Ed is a pleasure to work with, he is diligent, full of good ideas and input and extremely thorough in his documenting and reporting. The events he has staged for us have been extremely well received and useful to all who participated. I would recommend him without hesitation.”

General:

The key is to identify, understand and support a group as it evolves along its lifecycle, making sense of the context and offering a framework within which to develop, intervening where and when suitable in order to help it achieve its goals. There are a range of interventions (from one to one introductions to big group workshops) and two domains in which to do them (virtual and physical).

In order to do this properly, you need to know about the direct realities of management, facilitating groups and internet stuff. It’s what is called the ‘blended facilitation’ approach, tied in with the ‘technical steward’ role.

Technically, I can specify, manage, deliver and sustain ‘community websites’; From 1997 to 2002, I was an agency web producer with a range of public and private sector clients, the editorial producer for an early community portal, and production manager of then the UK’s largest public information website, UpMyStreet, where we introduced the concept of data and community boards localisation via one click usability to the UK.

Now I don’t do website builds, but I can and enjoy helping people clearly define their requirements before they approach web agencies and get involved in specifications. This is really really important, often overlooked, and straightforwardly handled. I know lots of agencies who do builds and will happily refer clients to a suitable agency with no commission nonsense to muddy the relationship waters.

The Knowledge and facilitation angle:

Since 2002 (with a distinction in my MSc IT at UWE, Bristol), I have been immersed in the knowledge aspects of groups, and how they relate to network building for communities and organisations.

I am experienced at effectively acquiring and disseminating (and measuring) relevant knowledge (from within and outside a group) across communities, and directly to individuals with particular interests. I also understand the relative benefits of different technical platforms and emergent tools and theories, and have reported on and championed community activity at board level for many years.

This has covered work with public, private and third sector organisations of all sizes on these ‘knowledge-y’, ‘community-y’, ‘network-y’ projects, ranging from The European Commission multinational oil companies, via universities, past The Arts Council and BBC departments to very small local charities).
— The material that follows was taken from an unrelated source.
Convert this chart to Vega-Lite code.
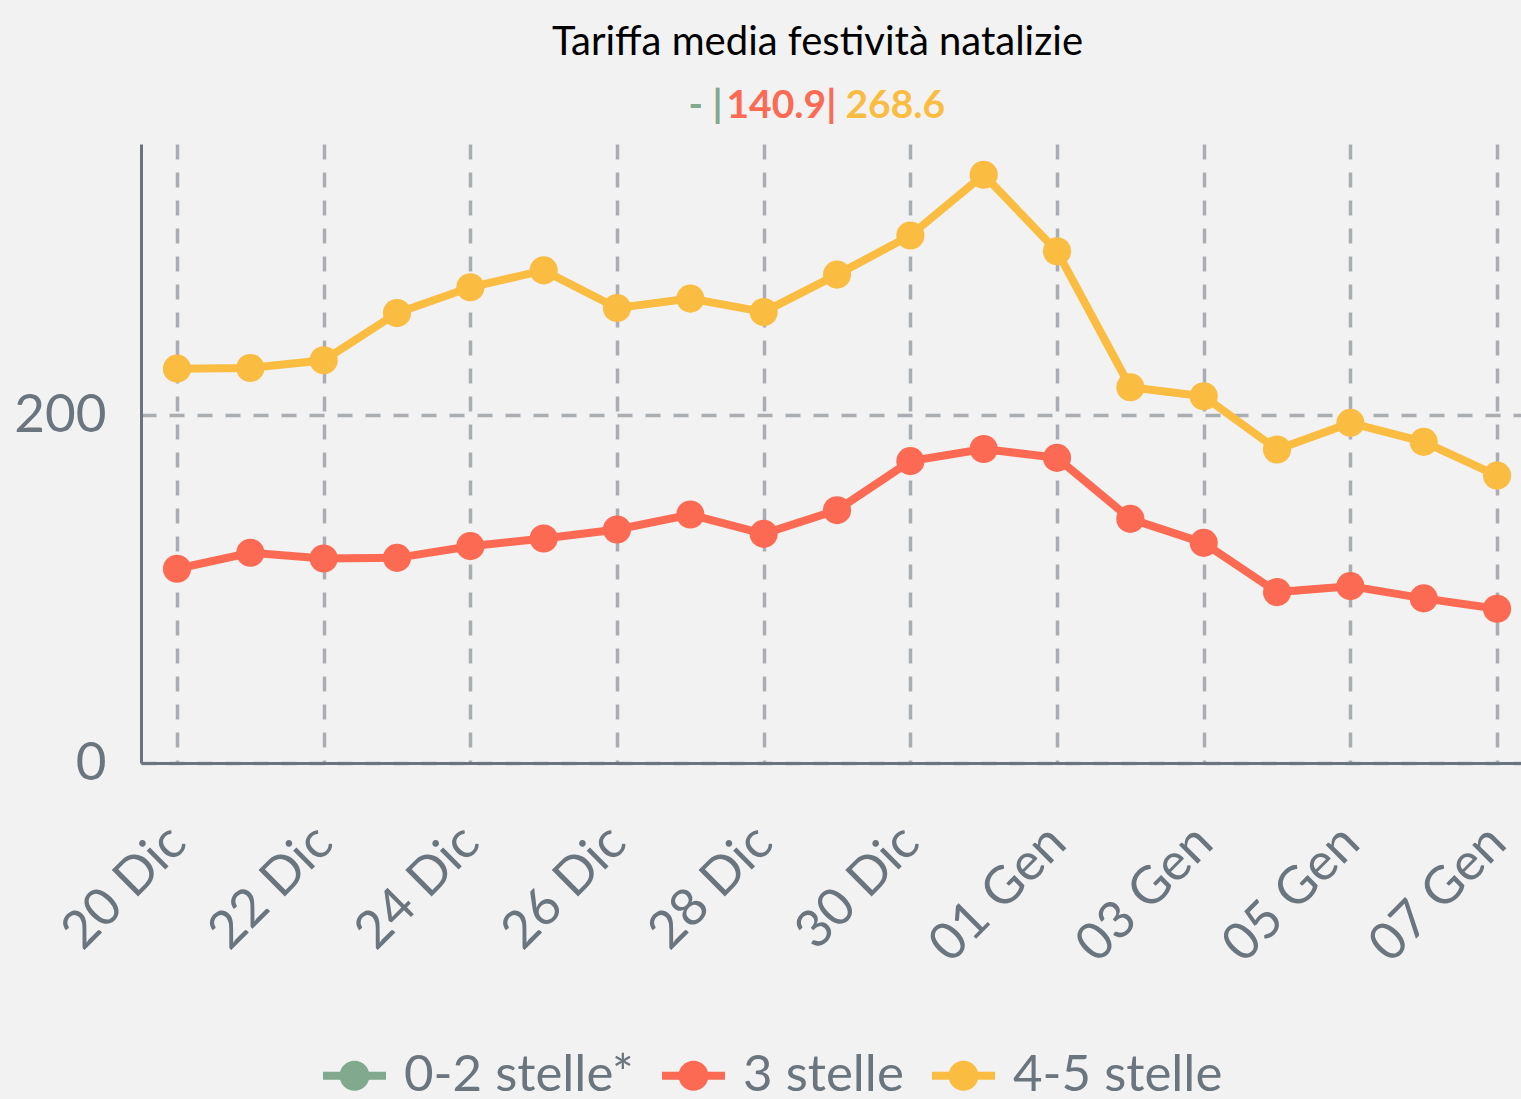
{
  "$schema": "https://vega.github.io/schema/vega-lite/v6.json",
  "background": "#f2f2f2",
  "padding": {"left": 13, "top": 22, "right": 0, "bottom": 10},
  "config": {"font": "Lato", "view": {"stroke": null}, "concat": {"spacing": 1}},
  "datasets": {
    "medie": [
      {"serie": "0-2 stelle*", "testo": "- |"},
      {"serie": "3 stelle", "testo": "140.9|"},
      {"serie": "4-5 stelle", "testo": "268.6"}
    ],
    "tariffe": [
      {"data": "2023-12-20", "serie": "3 stelle", "tariffa": 111.7},
      {"data": "2023-12-21", "serie": "3 stelle", "tariffa": 120.9},
      {"data": "2023-12-22", "serie": "3 stelle", "tariffa": 117.6},
      {"data": "2023-12-23", "serie": "3 stelle", "tariffa": 118.0},
      {"data": "2023-12-24", "serie": "3 stelle", "tariffa": 124.7},
      {"data": "2023-12-25", "serie": "3 stelle", "tariffa": 129.1},
      {"data": "2023-12-26", "serie": "3 stelle", "tariffa": 134.3},
      {"data": "2023-12-27", "serie": "3 stelle", "tariffa": 142.9},
      {"data": "2023-12-28", "serie": "3 stelle", "tariffa": 131.8},
      {"data": "2023-12-29", "serie": "3 stelle", "tariffa": 145.4},
      {"data": "2023-12-30", "serie": "3 stelle", "tariffa": 173.6},
      {"data": "2023-12-31", "serie": "3 stelle", "tariffa": 180.6},
      {"data": "2024-01-01", "serie": "3 stelle", "tariffa": 175.5},
      {"data": "2024-01-02", "serie": "3 stelle", "tariffa": 140.4},
      {"data": "2024-01-03", "serie": "3 stelle", "tariffa": 126.6},
      {"data": "2024-01-04", "serie": "3 stelle", "tariffa": 98.3},
      {"data": "2024-01-05", "serie": "3 stelle", "tariffa": 101.7},
      {"data": "2024-01-06", "serie": "3 stelle", "tariffa": 94.7},
      {"data": "2024-01-07", "serie": "3 stelle", "tariffa": 88.7},
      {"data": "2023-12-20", "serie": "4-5 stelle", "tariffa": 226.8},
      {"data": "2023-12-21", "serie": "4-5 stelle", "tariffa": 227.2},
      {"data": "2023-12-22", "serie": "4-5 stelle", "tariffa": 231.6},
      {"data": "2023-12-23", "serie": "4-5 stelle", "tariffa": 258.8},
      {"data": "2023-12-24", "serie": "4-5 stelle", "tariffa": 273.6},
      {"data": "2023-12-25", "serie": "4-5 stelle", "tariffa": 283.3},
      {"data": "2023-12-26", "serie": "4-5 stelle", "tariffa": 261.7},
      {"data": "2023-12-27", "serie": "4-5 stelle", "tariffa": 267.1},
      {"data": "2023-12-28", "serie": "4-5 stelle", "tariffa": 259.4},
      {"data": "2023-12-29", "serie": "4-5 stelle", "tariffa": 280.9},
      {"data": "2023-12-30", "serie": "4-5 stelle", "tariffa": 303.4},
      {"data": "2023-12-31", "serie": "4-5 stelle", "tariffa": 338.3},
      {"data": "2024-01-01", "serie": "4-5 stelle", "tariffa": 294.3},
      {"data": "2024-01-02", "serie": "4-5 stelle", "tariffa": 216.1},
      {"data": "2024-01-03", "serie": "4-5 stelle", "tariffa": 210.9},
      {"data": "2024-01-04", "serie": "4-5 stelle", "tariffa": 180.3},
      {"data": "2024-01-05", "serie": "4-5 stelle", "tariffa": 195.6},
      {"data": "2024-01-06", "serie": "4-5 stelle", "tariffa": 184.7},
      {"data": "2024-01-07", "serie": "4-5 stelle", "tariffa": 165.3}
    ]
  },
  "resolve": {"scale": {"color": "shared"}, "legend": {"color": "independent"}},
  "vconcat": [
    {
      "width": 1381,
      "height": 51,
      "title": {"text": "Tariffa media festività natalizie", "fontSize": 40, "font": "Lato", "fontWeight": "normal", "color": "#000000", "anchor": "middle", "dx": -14, "offset": 24},
      "data": {"name": "medie"},
      "layer": [
        {
          "transform": [{"filter": "datum.serie == '0-2 stelle*'"}],
          "mark": {"type": "text", "align": "left", "baseline": "alphabetic", "dx": -143, "fontSize": 39, "fontWeight": "bold"},
          "encoding": {"text": {"field": "testo"}, "color": {"field": "serie", "type": "nominal", "legend": null}}
        },
        {
          "transform": [{"filter": "datum.serie == '3 stelle'"}],
          "mark": {"type": "text", "align": "left", "baseline": "alphabetic", "dx": -105, "fontSize": 39, "fontWeight": "bold"},
          "encoding": {"text": {"field": "testo"}, "color": {"field": "serie", "type": "nominal", "legend": null}}
        },
        {
          "transform": [{"filter": "datum.serie == '4-5 stelle'"}],
          "mark": {"type": "text", "align": "left", "baseline": "alphabetic", "dx": 14, "fontSize": 39, "fontWeight": "bold"},
          "encoding": {"text": {"field": "testo"}, "color": {"field": "serie", "type": "nominal", "legend": null}}
        }
      ]
    },
    {
      "width": 1381,
      "height": 619,
      "data": {"name": "tariffe"},
      "encoding": {
        "x": {
          "field": "data",
          "type": "temporal",
          "scale": {
            "type": "utc",
            "domain": [
              {"year": 2023, "month": 12, "date": 19, "hours": 12, "minutes": 13, "utc": true},
              {"year": 2024, "month": 1, "date": 7, "hours": 8, "minutes": 10, "utc": true}
            ]
          },
          "axis": {
            "title": null,
            "values": [
              {"year": 2023, "month": 12, "date": 20, "utc": true},
              {"year": 2023, "month": 12, "date": 22, "utc": true},
              {"year": 2023, "month": 12, "date": 24, "utc": true},
              {"year": 2023, "month": 12, "date": 26, "utc": true},
              {"year": 2023, "month": 12, "date": 28, "utc": true},
              {"year": 2023, "month": 12, "date": 30, "utc": true},
              {"year": 2024, "month": 1, "date": 1, "utc": true},
              {"year": 2024, "month": 1, "date": 3, "utc": true},
              {"year": 2024, "month": 1, "date": 5, "utc": true},
              {"year": 2024, "month": 1, "date": 7, "utc": true}
            ],
            "labelExpr": "utcFormat(datum.value, '%d') + (utcmonth(datum.value) == 11 ? ' Dic' : ' Gen')",
            "grid": true,
            "gridDash": [15, 13],
            "gridColor": "#aaaeb3",
            "gridWidth": 3.5,
            "domainColor": "#6b747c",
            "domainWidth": 3,
            "ticks": false,
            "labelAngle": -45,
            "labelAlign": "right",
            "labelBaseline": "middle",
            "labelFontSize": 52,
            "labelColor": "#6b757e",
            "labelPadding": 71,
            "labelFlush": false,
            "labelOverlap": false
          }
        },
        "y": {
          "field": "tariffa",
          "type": "quantitative",
          "scale": {"domain": [0, 356], "nice": false},
          "axis": {
            "title": null,
            "values": [0, 200],
            "grid": true,
            "gridDash": [15, 13],
            "gridColor": "#aaaeb3",
            "gridWidth": 3.5,
            "domainColor": "#6b747c",
            "domainWidth": 3,
            "ticks": false,
            "labelFontSize": 53,
            "labelColor": "#6b757e",
            "labelPadding": 35
          }
        },
        "color": {
          "field": "serie",
          "type": "nominal",
          "scale": {"domain": ["0-2 stelle*", "3 stelle", "4-5 stelle"], "range": ["#80a98d", "#fc6a53", "#fabc41"]},
          "legend": {
            "title": null,
            "orient": "none",
            "legendX": 182,
            "legendY": 900,
            "direction": "horizontal",
            "labelFontSize": 51,
            "labelColor": "#6b757e",
            "labelLimit": 600,
            "symbolType": "M-1,-0.127L1,-0.127L1,0.127L-1,0.127Z M-0.476,0A0.476,0.476 0 1,1 0.476,0A0.476,0.476 0 1,1 -0.476,0Z",
            "symbolSize": 3969,
            "symbolStrokeWidth": 0,
            "columnPadding": 28,
            "labelOffset": 18,
            "encode": {"symbols": {"update": {"fill": {"scale": "color", "field": "value"}, "opacity": {"value": 1}}}}
          }
        }
      },
      "layer": [
        {"mark": {"type": "line", "strokeWidth": 8}},
        {"mark": {"type": "circle", "size": 790, "opacity": 1}}
      ]
    }
  ]
}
All my work comes with references.

All of these projects have involved a wide range of tasks from resolving member login problems and editorial work on websites and newsletters to the more glamorous sounding requirements analysis, workshops, event design and facilitation. All the tasks are equally important and I enjoy them all.

The Management issues:

Increasingly, we are observing that establishing and nurturing networks and communities within and around organisations requires conscious management changes and new team building. This management element of any project is too easy to overlook (a large gorilla in the corner); I build it deeply into all of my work to ensure that once a group is set up, it is then nurtured properly and usefully by its sponsors.

Inventing and deploying different methods:

I have co-invented and facilitated new facilitation techniques, management workshops and event models which are increasingly accepted into the day to day world, and regularly publish honest results and lessons learnt from all the work. Tools used range from tightly controlled private management level workshops to risky organisation-wide idea generation events, combining web technology ranging from free google groups to sophisticated deployments of specialised knowledge managment software.

Finally, I am a strong believer that we need to share our findings; if we don’t work in this mindset we risk falling into the ‘not invented here’ syndrome.

The nice bits about me, the vegetables and the cats:

I am still learning while pursuing this area professionally, and voluntarily run the uK’s SouthWest’s region’s ‘Gurteen Knowledge Cafe’ group (innovation and knowledge practitioners from across the south west) and co-curate Bristol’s ‘Skillswap’ network (largely technical innovators in the south west). I regularly volunteer for local and national charities – doing this groovy facilitatory sort of work and all sorts.

I also like climbing, walking through our beautiful countryside, digging my allotment and gossiping about my vegetables with my neighbours, playing with my cats, reading modern fiction and enjoying life in Bristol.